Anyway, my solution has always been to just use tcc
for devel even in this case since we figured out to -DNIM_EmulateOverflowChecks
. Just raw line count can be a bit misleading as to compiler workload since a lot can be #include
'd along the way.
As for your solution, well, in the past I have seen gcc -O0
be "only" 10-20x slower than tcc
. So, 20x 0.168 seconds is still only about 3 seconds for my simplified version of @kaushalmodi 's code . So, if you get your localPassC
working that might well be "fast enough". If you can't then you may have to set up all the default compiles in nim.cfg to be -O0
and maybe do a few localpassc
s to turn on higher levels and have -d:danger
(or my above-mentioned -d:r
) mode turn on full C optimization in release mode. One way or the other, I bet there's a way to get you to under/around 5s which isn't so bad.
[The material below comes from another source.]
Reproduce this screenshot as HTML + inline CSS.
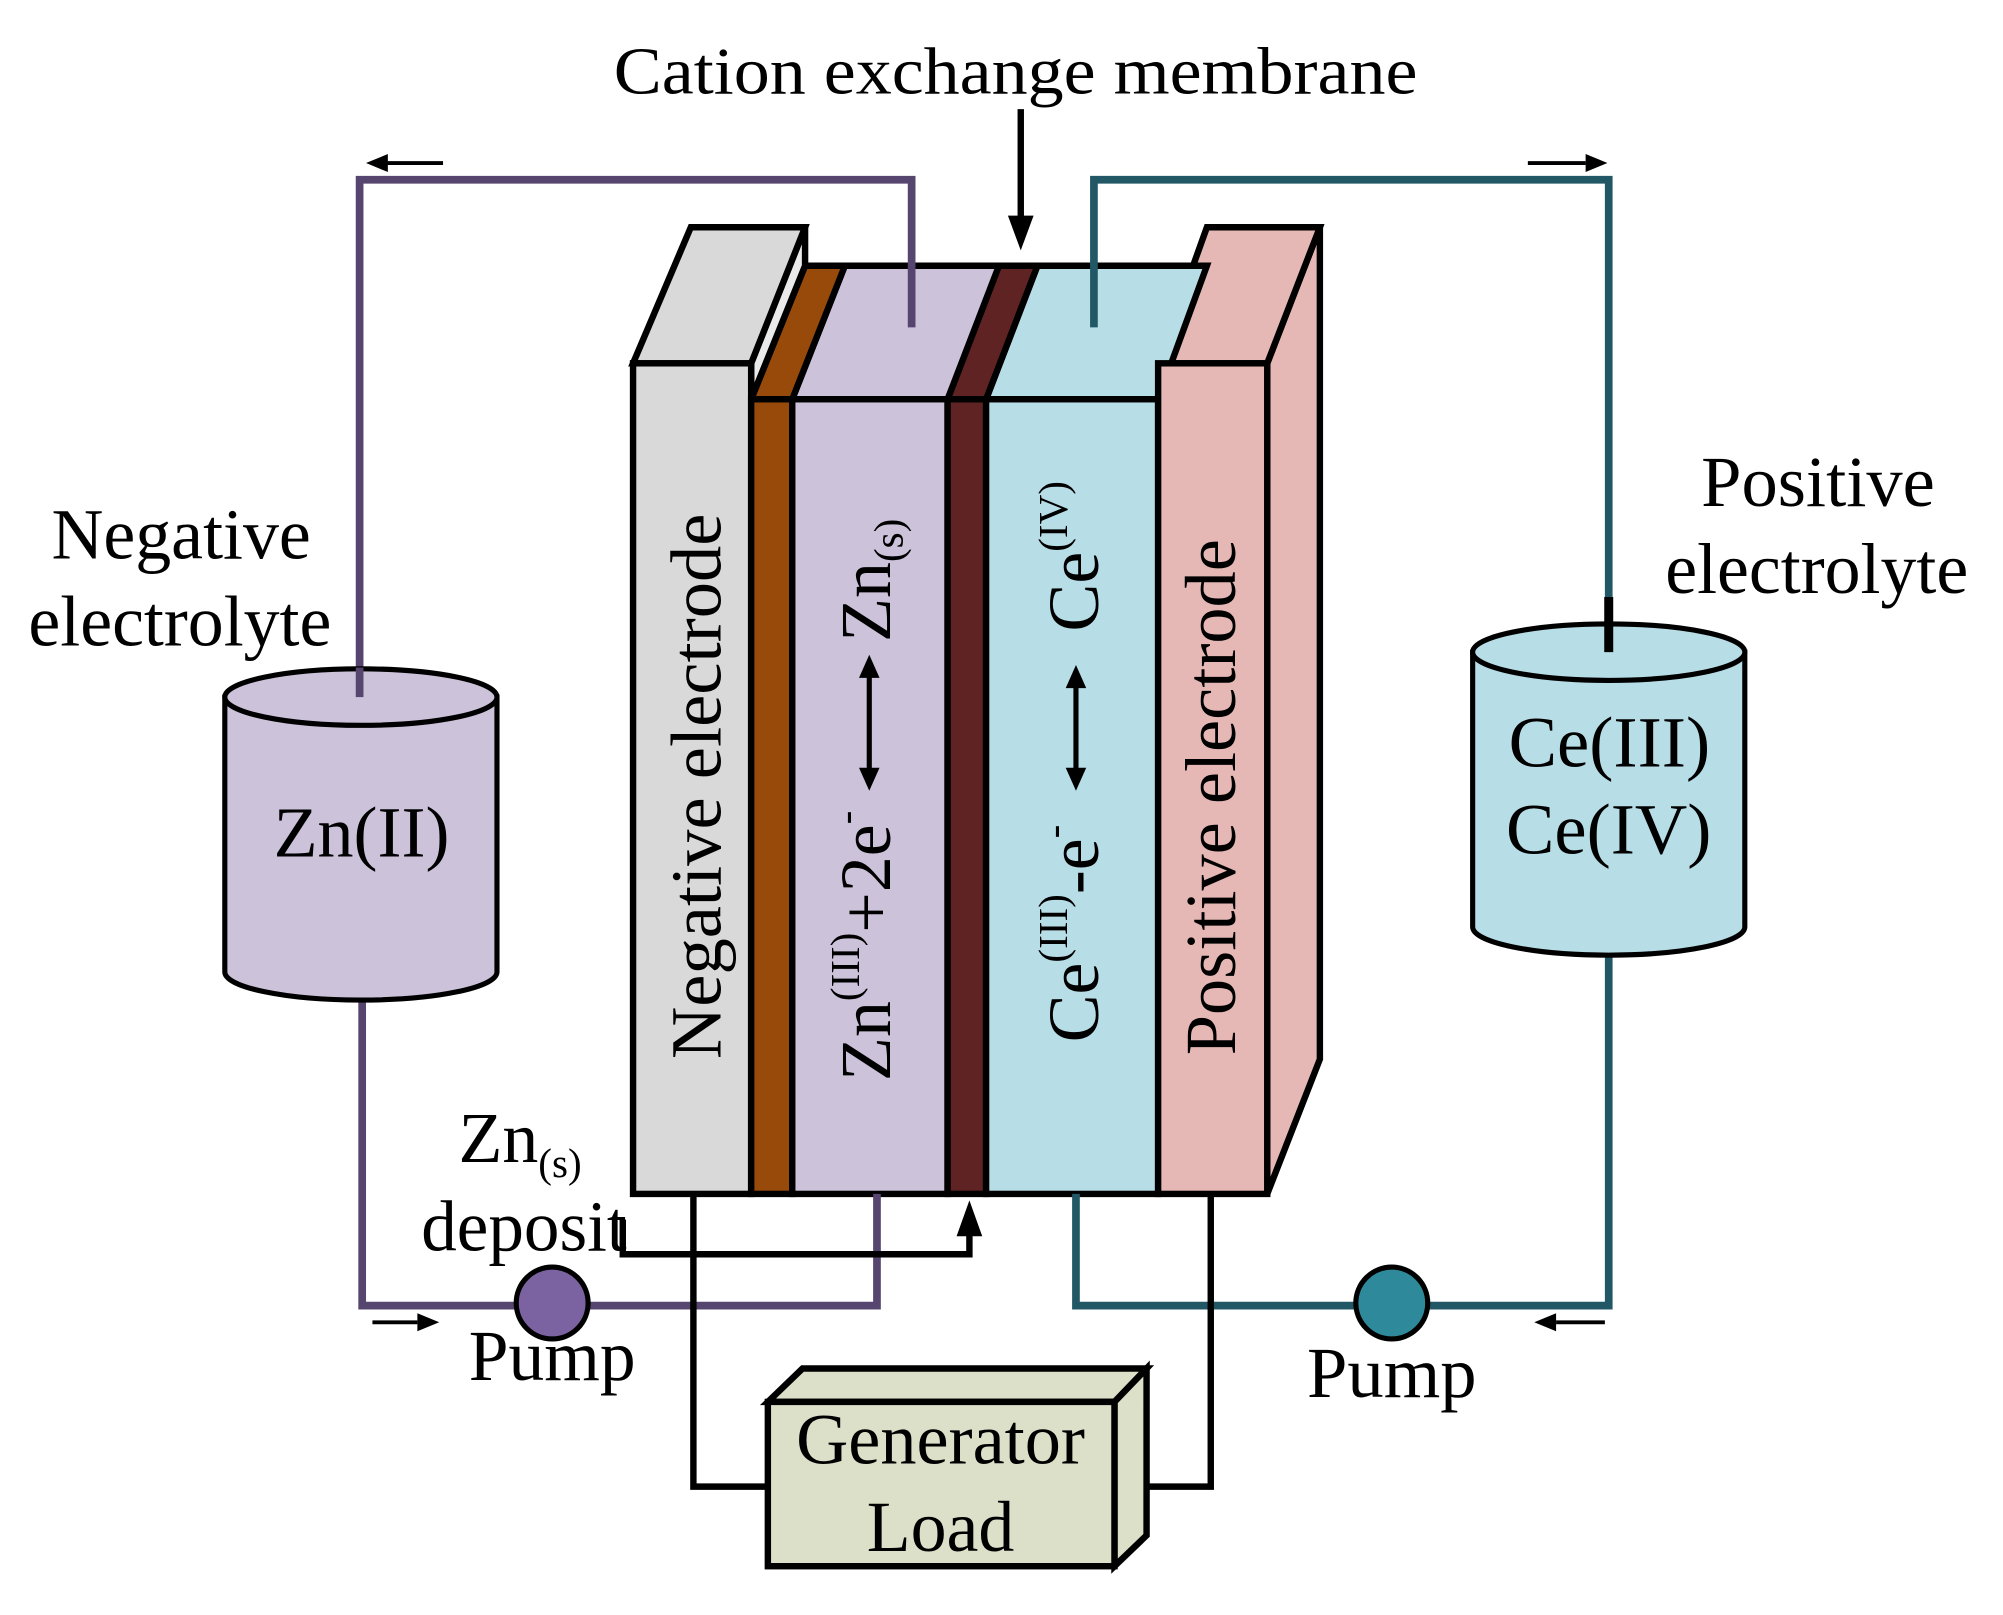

By the way, mostly for @kaushalmodi who may have independently discovered this, but using gc = markAndSweep
seems to work fine with tcc
. So, if you couple the default setting with that GC you should be able to get quick development cycle compiles.
Hello,
I happen to have a really large
dispatchMulti
: http://ix.io/2k7q/nimIn that snippet, if I do not have the subcommands after "# Commands passed directly to p4", my compilation time is 18 seconds. But with all those lines after that point, the time goes up to 54 seconds.
Each of those function looks like this (calling that same template but with a different
subcommand
string:The compile time bump due to the subcommands added to
dispatchMulti
is obvious because if I comment out those lines after "# Commands passed directly to p4", time goes down from 54s to 18s.Versions
SOLUTION
It was just that I was always building with
-d:release
(which happened automatically vianimble install
). If I simply donim c foo.nim
, the whole project took 13.37s only.